Entrepreneur hippolytois qui a façonné le ski nautique québécois et canadien
«Le lac l’Achigan a été dans les années 1960 et 1970 un lieu très important de ski nautique, affirme Pierre Beaudin, digne citoyen hippolytois de 94 ans. Et, je pense que c’est à cause de moi, lance-t-il avec fierté dans un grand éclat de rire.»
Devant sa grande fenêtre ouverte sur ce lac l’Achigan, les couchers de soleil flamboyant lui rappellent ces 40 années consacrées à la recherche et à la fabrication de matériel en ski nautique dans son entreprise Sea Gliders. Mes skis et mes équipements sportifs ont été expérimentés et fièrement portés par les membres des équipes canadiennes de ski nautique durant plus de 10 ans. Ils sont devenus pour l’ensemble des skieurs et des plaisanciers québécois, canadiens et même mondiaux les produits les plus appréciés dans ce sport naissant sur la planète.
Fabricant de skis bananes
Pierre Beaudin, catalogues ouverts devant lui, raconte l’aventure de ses produits. Dès sa jeunesse, comme skieur aguerri et, par la suite, vendeur d’équipement sportif, il était peu satisfait du matériel sportif disponible dans les boutiques et n’hésitait pas à les transformer pour les améliorer. Les skis nautiques des marques Dolphin, Akwa-Skees qui venaient d’Europe depuis 1920, étaient faits de bois francs lourds, grands et pointus pour fendre les vagues comme les skis de fond dont ils sont une adaptation. Mais sur l’eau, ils étaient peu stables et difficilement maniables. Pierre Beaudin bricole plutôt dans le garage de son père, dès 1957, des skis en frêne, plus léger et flexible sous le poids du skieur et leur ajoute en-dessous, des rayures ou une petite quille pour la stabilité.
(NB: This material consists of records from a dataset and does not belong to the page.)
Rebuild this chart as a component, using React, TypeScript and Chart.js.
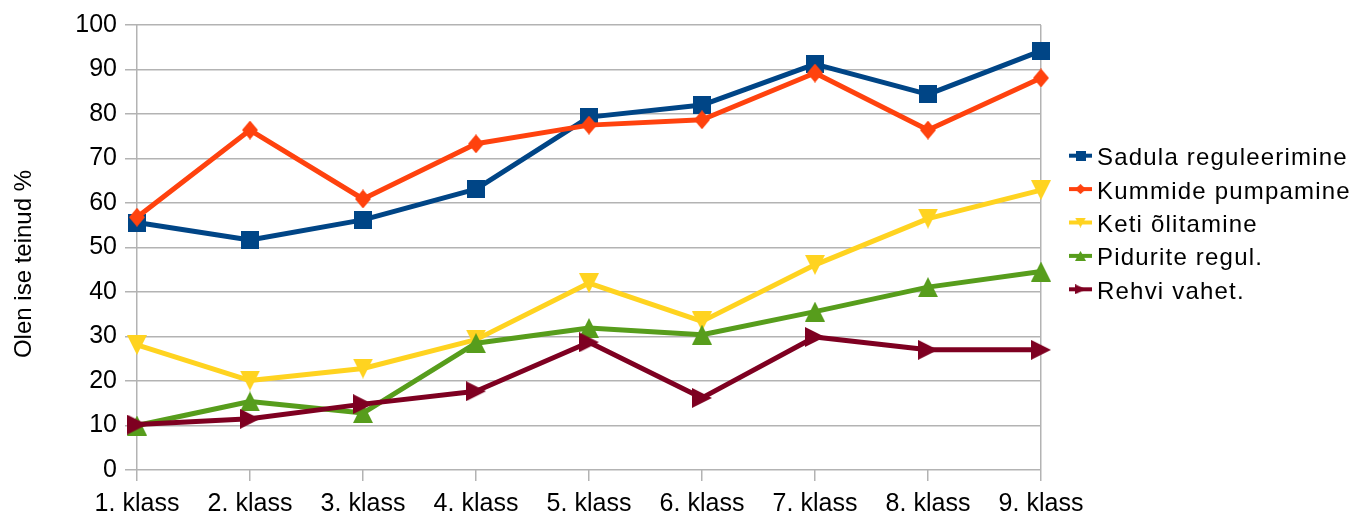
import React, { useEffect, useRef } from "react";
import { Chart, registerables } from "chart.js";

Chart.register(...registerables);

const categories = ["1. klass", "2. klass", "3. klass", "4. klass", "5. klass", "6. klass", "7. klass", "8. klass", "9. klass"];
const seriesNames = ["Sadula reguleerimine", "Kummide pumpamine", "Keti õlitamine", "Pidurite regul.", "Rehvi vahet."];
const sadula = [55.6, 51.7, 56.2, 63.1, 79.3, 82.0, 91.2, 84.4, 94.2];
const kummide = [56.8, 76.4, 60.9, 73.3, 77.5, 78.7, 89.2, 76.4, 88.1];
const keti = [28.1, 20.1, 22.8, 29.3, 42.0, 33.4, 46.1, 56.5, 62.9];
const pidurite = [10.0, 15.4, 12.8, 28.5, 31.9, 30.4, 35.6, 41.1, 44.6];
const rehvi = [10.2, 11.5, 14.8, 17.7, 28.7, 16.2, 29.9, 27.0, 27.0];
const yTitle = "Olen ise teinud %";

const colors = ["#004586", "#ff420e", "#ffd320", "#579d1c", "#7e0021"];
const shapes = ["square", "diamond", "down", "up", "right"];
const markerSizes: [number, number][] = [[18, 18], [16, 19], [20, 20], [20, 20], [20, 20]];

function makeMarker(shape: string, color: string, w: number, h: number): HTMLCanvasElement {
  const c = document.createElement("canvas");
  c.width = w;
  c.height = h;
  const ctx = c.getContext("2d")!;
  ctx.fillStyle = color;
  ctx.beginPath();
  if (shape === "square") {
    ctx.rect(0, 0, w, h);
  } else if (shape === "diamond") {
    ctx.moveTo(w / 2, 0);
    ctx.lineTo(w, h / 2);
    ctx.lineTo(w / 2, h);
    ctx.lineTo(0, h / 2);
  } else if (shape === "down") {
    ctx.moveTo(0, 0);
    ctx.lineTo(w, 0);
    ctx.lineTo(w / 2, h);
  } else if (shape === "up") {
    ctx.moveTo(w / 2, 0);
    ctx.lineTo(w, h);
    ctx.lineTo(0, h);
  } else {
    ctx.moveTo(0, 0);
    ctx.lineTo(w, h / 2);
    ctx.lineTo(0, h);
  }
  ctx.closePath();
  ctx.fill();
  return c;
}

export default function App() {
  const ref = useRef<HTMLCanvasElement | null>(null);

  useEffect(() => {
    if (!ref.current) return;
    const data = [sadula, kummide, keti, pidurite, rehvi];
    const markers = shapes.map((s, i) => makeMarker(s, colors[i], markerSizes[i][0], markerSizes[i][1]));
    const legendMarkers = shapes.map((s, i) => makeMarker(s, colors[i], s === "square" ? 10 : 11, 10));
    const grid = "#b3b3b3";
    const font = "Liberation Sans";

    const decor = {
      id: "decor",
      afterDraw(chart: any) {
        const ctx = chart.ctx as CanvasRenderingContext2D;
        ctx.save();
        // y axis title
        ctx.fillStyle = "#000";
        ctx.font = `24px "${font}"`;
        ctx.textAlign = "center";
        ctx.textBaseline = "alphabetic";
        ctx.translate(31, 264);
        ctx.rotate(-Math.PI / 2);
        ctx.fillText(yTitle, 0, 0);
        ctx.restore();

        // legend
        ctx.save();
        for (let i = 0; i < seriesNames.length; i++) {
          const y = 155.7 + i * 33.4;
          ctx.strokeStyle = colors[i];
          ctx.lineWidth = 4;
          ctx.beginPath();
          ctx.moveTo(1069, y);
          ctx.lineTo(1092, y);
          ctx.stroke();
          const m = legendMarkers[i];
          ctx.drawImage(m, 1080.5 - m.width / 2, y - m.height / 2);
          ctx.fillStyle = "#000";
          ctx.font = `24px "${font}"`;
          (ctx as any).letterSpacing = "1.2px";
          ctx.textAlign = "left";
          ctx.textBaseline = "alphabetic";
          ctx.fillText(seriesNames[i], 1097, y + 9.5);
        }
        ctx.restore();
      },
    };

    const chart = new Chart(ref.current, {
      type: "line",
      data: {
        labels: categories,
        datasets: data.map((d, i) => ({
          label: seriesNames[i],
          data: d,
          borderColor: colors[i],
          backgroundColor: colors[i],
          borderWidth: 5,
          borderJoinStyle: "round" as const,
          pointStyle: markers[i] as any,
          pointRadius: 10,
          pointHoverRadius: 10,
          tension: 0,
          fill: false,
          clip: false as any,
          order: 5 - i,
        })),
      },
      options: {
        responsive: false,
        maintainAspectRatio: false,
        animation: false,
        events: [],
        layout: { padding: { top: 25, right: 318, left: 0, bottom: 0 } },
        plugins: {
          legend: { display: false },
          tooltip: { enabled: false },
          title: { display: false },
        },
        scales: {
          x: {
            type: "category",
            offset: false,
            border: { display: false },
            grid: {
              color: (c: any) => (c.index === 0 || c.index === categories.length - 1 ? grid : "rgba(0,0,0,0)"),
              tickColor: grid,
              lineWidth: 1.5,
              tickLength: 11,
              drawTicks: true,
            },
            ticks: {
              color: "#000",
              font: { family: font, size: 25 },
              padding: 8,
              maxRotation: 0,
              autoSkip: false,
            },
            afterFit: (s: any) => {
              s.height = 47;
            },
          },
          y: {
            min: 0,
            max: 100,
            border: { display: false },
            grid: {
              color: grid,
              lineWidth: 1.5,
              tickLength: 12,
            },
            ticks: {
              stepSize: 10,
              color: "#000",
              font: { family: font, size: 25 },
              padding: 8,
            },
            afterFit: (s: any) => {
              s.width = 137;
            },
          },
        },
      },
      plugins: [decor],
    });
    return () => chart.destroy();
  }, []);

  return (
    <div style={{ position: "absolute", left: 0, top: 0, width: 1359, height: 517, background: "#fff" }}>
      <canvas ref={ref} width={1359} height={517} style={{ display: "block" }} />
    </div>
  );
}
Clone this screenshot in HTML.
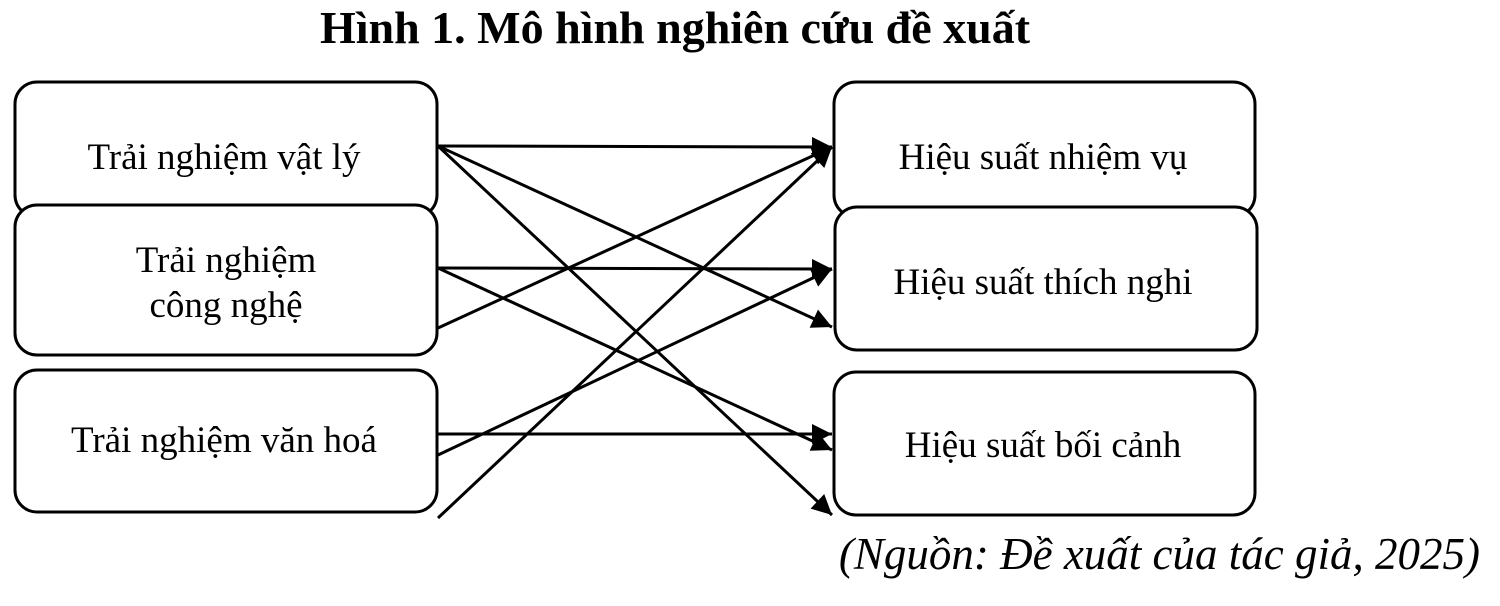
<!DOCTYPE html>
<html><head><meta charset="utf-8"><style>
body{margin:0;background:#fff;width:1500px;height:601px;overflow:hidden}
svg text{font-family:"Liberation Serif",serif;fill:#000}
</style></head><body>
<svg width="1500" height="601" xmlns="http://www.w3.org/2000/svg">
<defs>
<marker id="b" viewBox="0 0 10 10" refX="10" refY="5" markerWidth="22" markerHeight="20" orient="auto" markerUnits="userSpaceOnUse"><path d="M0,0 L10,5 L0,10 z" fill="#000"/></marker></defs>
<text x="675" y="43" font-size="46" font-weight="bold" text-anchor="middle">Hình 1. Mô hình nghiên cứu đề xuất</text>
<g fill="#fff" stroke="#000" stroke-width="3">
<rect x="15" y="82" width="422" height="135" rx="22"/>
<rect x="15" y="205" width="422" height="150" rx="22"/>
<rect x="15" y="370" width="422" height="142" rx="22"/>
<rect x="834" y="82" width="421" height="135" rx="22"/>
<rect x="835" y="207" width="422" height="143" rx="22"/>
<rect x="834" y="372" width="421" height="143" rx="22"/>
</g>
<g font-size="37" text-anchor="middle">
<text x="224" y="169">Trải nghiệm vật lý</text>
<text x="226" y="272">Trải nghiệm</text>
<text x="226" y="317">công nghệ</text>
<text x="224" y="452">Trải nghiệm văn hoá</text>
<text x="1043" y="169">Hiệu suất nhiệm vụ</text>
<text x="1043" y="294">Hiệu suất thích nghi</text>
<text x="1043" y="457">Hiệu suất bối cảnh</text>
</g>
<g stroke="#000" stroke-width="3" marker-end="url(#b)">
<line x1="438" y1="146" x2="832" y2="147"/>
<line x1="438" y1="146" x2="832" y2="327"/>
<line x1="438" y1="146" x2="832" y2="515"/>
<line x1="438" y1="268" x2="832" y2="269"/>
<line x1="438" y1="268" x2="832" y2="450"/>
<line x1="438" y1="328" x2="832" y2="147"/>
<line x1="438" y1="434" x2="832" y2="434"/>
<line x1="438" y1="455" x2="832" y2="269"/>
<line x1="438" y1="518" x2="832" y2="147"/>
</g>
<text x="1480" y="569" font-size="45" font-style="italic" text-anchor="end">(Nguồn: Đề xuất của tác giả, 2025)</text>
</svg>
</body></html>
De plus, après plusieurs expérimentations, il en arrondit le devant et les coupe à la hauteur de chaque skieur. Ainsi, à l’exemple du fond plat relevé des chaloupes, dites verchères, cela permet un meilleur maintien au-dessus de l’eau et favorise, une plus grande glisse au-dessus des vagues. Rapidement, les skieurs les adoptent et les baptisent du surnom de banane, dû à la couleur jaune que le verni du frêne fait ressortir. Pierre Beaudin innove aussi dans le monde des fixations en les bricolant dans un matériau nouveau : le caoutchouc. Plus souples et plus maniables en cas de chute, elles remplacent celles de métal, lourdes et rigides, de marque Skitechnic ou Skitec.
Les clubs sportifs du lac l’Achigan et l’équipe nationale, ses laboratoires d’essai
Pierre Beaudin n’a pas été bien loin pour expérimenter ses nouveaux matériaux. Par l’entremise de son ami Sicotte, entrepreneur grutier montréalais et vacancier au lac l’Achigan, il est mis en contact avec George Athans, vedette montante de l’Équipe nationale canadienne de ski nautique (1966 à 1974). Sea Gliders devient le commanditaire principal de l’équipe et offre son matériel pour l’expérimenter. L’équipe s’installe, alors pour l’été dans une auberge à proximité du chalet des Sicotte, au lac l’Achigan et offre quotidiennement aux vacanciers hippolytois et visiteurs leurs exploits : ceux de George Athans1, champion mondial combiné en 1971 et 1973, de son frère Greg, de Linda Bocock et leur entraîneur Rob Bocock. Cette association de la compagnie Sea Gliders et de l’Équipe nationale canadienne durera 10 ans.
1 George Athans : A battu 28 records canadiens et remporté 10 titres nationaux. Élu au Temple canadien de la Renommée olympique, en 1971 et sportive, en 1974. Il a reçu l’Ordre du Canada 1974.